After firms report transaction data under the second Markets in Financial Instruments Directive (Mifid II) requirements and it has been validated against instrument reference data, NCAs provide sample data back to the firms in order to help identify errors in reporting. It's become an unpopular exercise, according to Clark.
“If you are generally testing if your data which you sent around was the correct data, then you are essentially doing the same job twice. Which becomes very difficult,” he said.
“We were told the other day by somebody in the market that for transaction reporting for instance, you need to test your data back, go to the Financial Conduct Authority (FCA) and ask them for samples of the data you provided, and we were told about 5% of buy-side firms have done that,” he said.
In a paper published by the UK’s FCA following a transaction reporting forum in July last year, the regulator stated that only 180 entities were requesting sample data.
The paper also outlined that data reconciliation through the use of sample data was necessary “to ensure completeness and accuracy.”
The acceptance of data sampling as a method of testing the accuracy of transaction reporting differs depending on the regulator added Ronan Brennan, chief product officer at CSS.
“So many NCAs in different markets have different thematic reviews. I have noticed that there are certain central banks and NCAs are having a big push on Emir reconciliation, and yet I am not coming across it too much here,” said Brennan.

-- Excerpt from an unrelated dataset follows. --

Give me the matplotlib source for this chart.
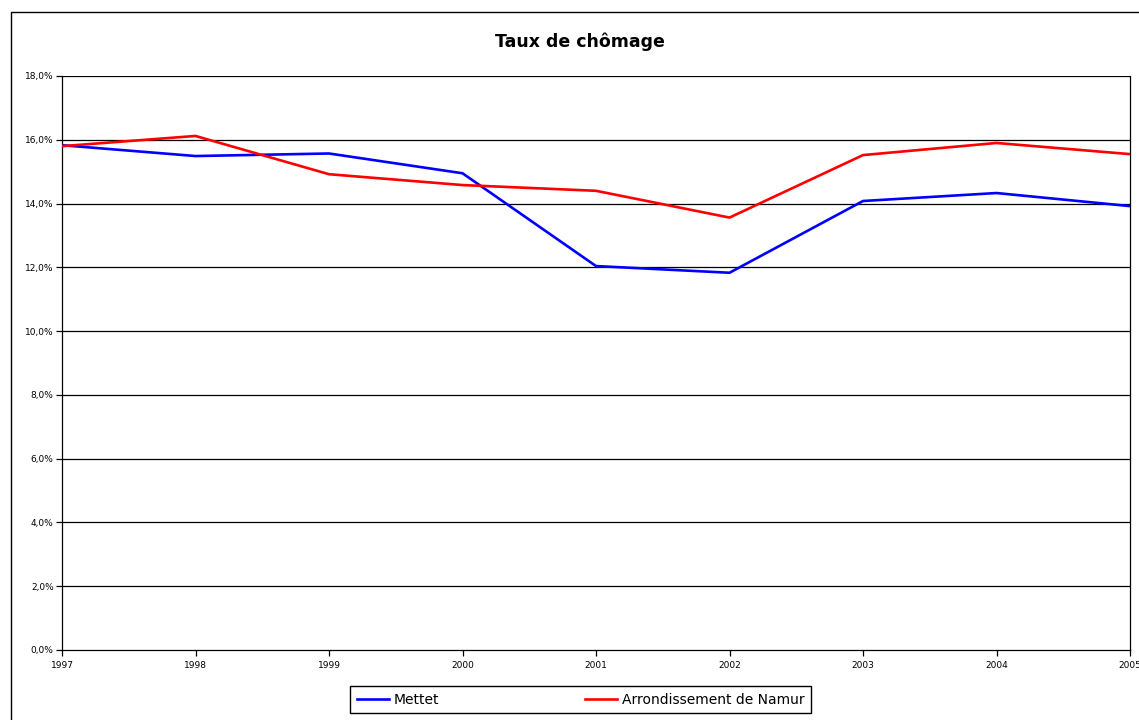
import matplotlib
matplotlib.use("Agg")
import matplotlib.pyplot as plt
from matplotlib.patches import Rectangle
from matplotlib.ticker import FuncFormatter

years = [1997, 1998, 1999, 2000, 2001, 2002, 2003, 2004, 2005]
mettet = [15.83, 15.49, 15.57, 14.95, 12.04, 11.83, 14.08, 14.33, 13.92]
namur = [15.80, 16.12, 14.92, 14.58, 14.40, 13.56, 15.52, 15.90, 15.55]
y_ticks = [0, 2, 4, 6, 8, 10, 12, 14, 16, 18]

fig = plt.figure(figsize=(11.39, 7.2), dpi=100)
ax = fig.add_axes([62 / 1139, 1 - 650 / 720, (1130 - 62) / 1139, (650 - 76) / 720])

for v in y_ticks[1:]:
    ax.axhline(v, color="black", lw=0.9, zorder=1)

ax.plot(years, mettet, color="#0000FF", lw=1.9, label="Mettet", zorder=3)
ax.plot(years, namur, color="#FF0000", lw=1.9, label="Arrondissement de Namur", zorder=3)

ax.set_xlim(years[0], years[-1])
ax.set_ylim(0, 18)
ax.set_xticks(years)
ax.set_yticks(y_ticks)
ax.yaxis.set_major_formatter(FuncFormatter(lambda v, p: f"{v:.1f}%".replace(".", ",")))
ax.tick_params(axis="both", labelsize=6.5, length=4, width=0.9, colors="black")
ax.tick_params(axis="x", pad=4)
ax.tick_params(axis="y", pad=2)
for s in ["left", "bottom", "right", "top"]:
    ax.spines[s].set_linewidth(0.9)
ax.spines["top"].set_visible(False)

fig.text(580 / 1139, 1 - 42 / 720, "Taux de chômage", fontsize=12.5,
         fontweight="bold", ha="center", va="center")

leg = fig.legend(loc="center", bbox_to_anchor=(580.5 / 1139, 1 - 699.5 / 720), ncol=2,
                 fontsize=10, frameon=True, fancybox=False, edgecolor="black",
                 handlelength=2.3, handletextpad=0.35, columnspacing=10.5,
                 borderpad=0.45, framealpha=1)
leg.get_frame().set_linewidth(1.0)

fig.patches.append(Rectangle((11 / 1139, -0.05), 1.2, 1 - 12 / 720 + 0.05,
                             transform=fig.transFigure, fill=False,
                             edgecolor="black", lw=1.0))

fig.savefig("out.png", dpi=100)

“Some regulators are even frowning on what they call the sampling. They are saying, ‘no, you need to do full end-to-end, you need to know that absolutely everything has been reported, it is not a sampling process. But then what we are noticing is that different regulators accept sampling, and others don’t. And again, that is a challenge,” he said.

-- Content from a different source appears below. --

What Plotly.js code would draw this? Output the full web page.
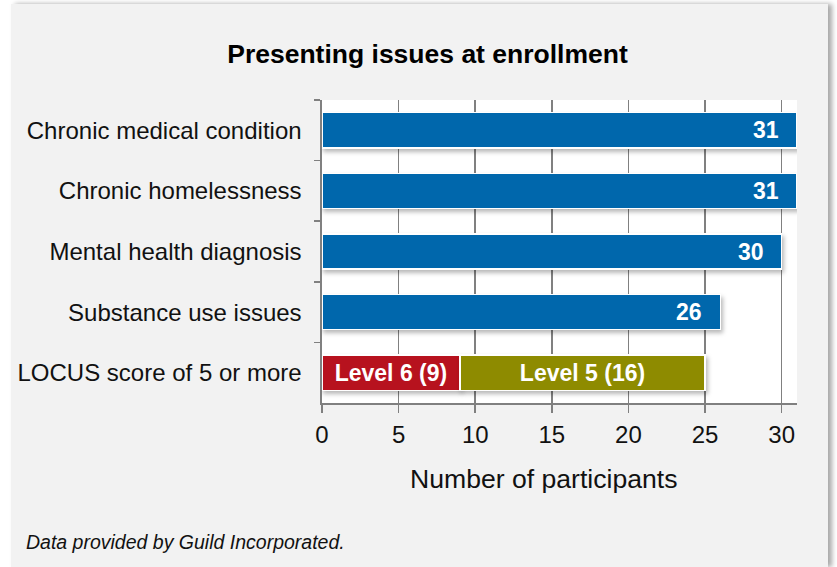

Clark said the impact of taking on research costs - also mandated under Mifid II rules - had also created a barrier to entry for new firms wishing to enter the market.
“In Europe, and especially in the UK pretty much everyone, but not everyone, has chosen to take research costs onto their P&L,” said Clark.
“It is a pressure that is much easily absorbed by the bigger firms with the bigger economies of scale, who’s research costs are just one or two bips of their assets under management, rather than the smaller firms, the growing firms,” he said.
“So, it has definitely created a barrier to entry, a difficulty for smaller firms.”
For Brennan, the Securities Financing Transactions Regulation (SFTR) - which is due to come into force later this year - is also a current concern for some firms who are struggling with understanding the rules before implementation.
“Some of our folks sit on a working group for SFTR, and just looking at the work that needs to go in the background just to understand what the data fields that they are asking for are, and the fears and challenges around the table where firms are saying, ‘we don’t capture this, we don’t store this, we don’t even know where this is, we don’t understand what this actually really means, or what the intention of the regulator is here,’” said Brennan.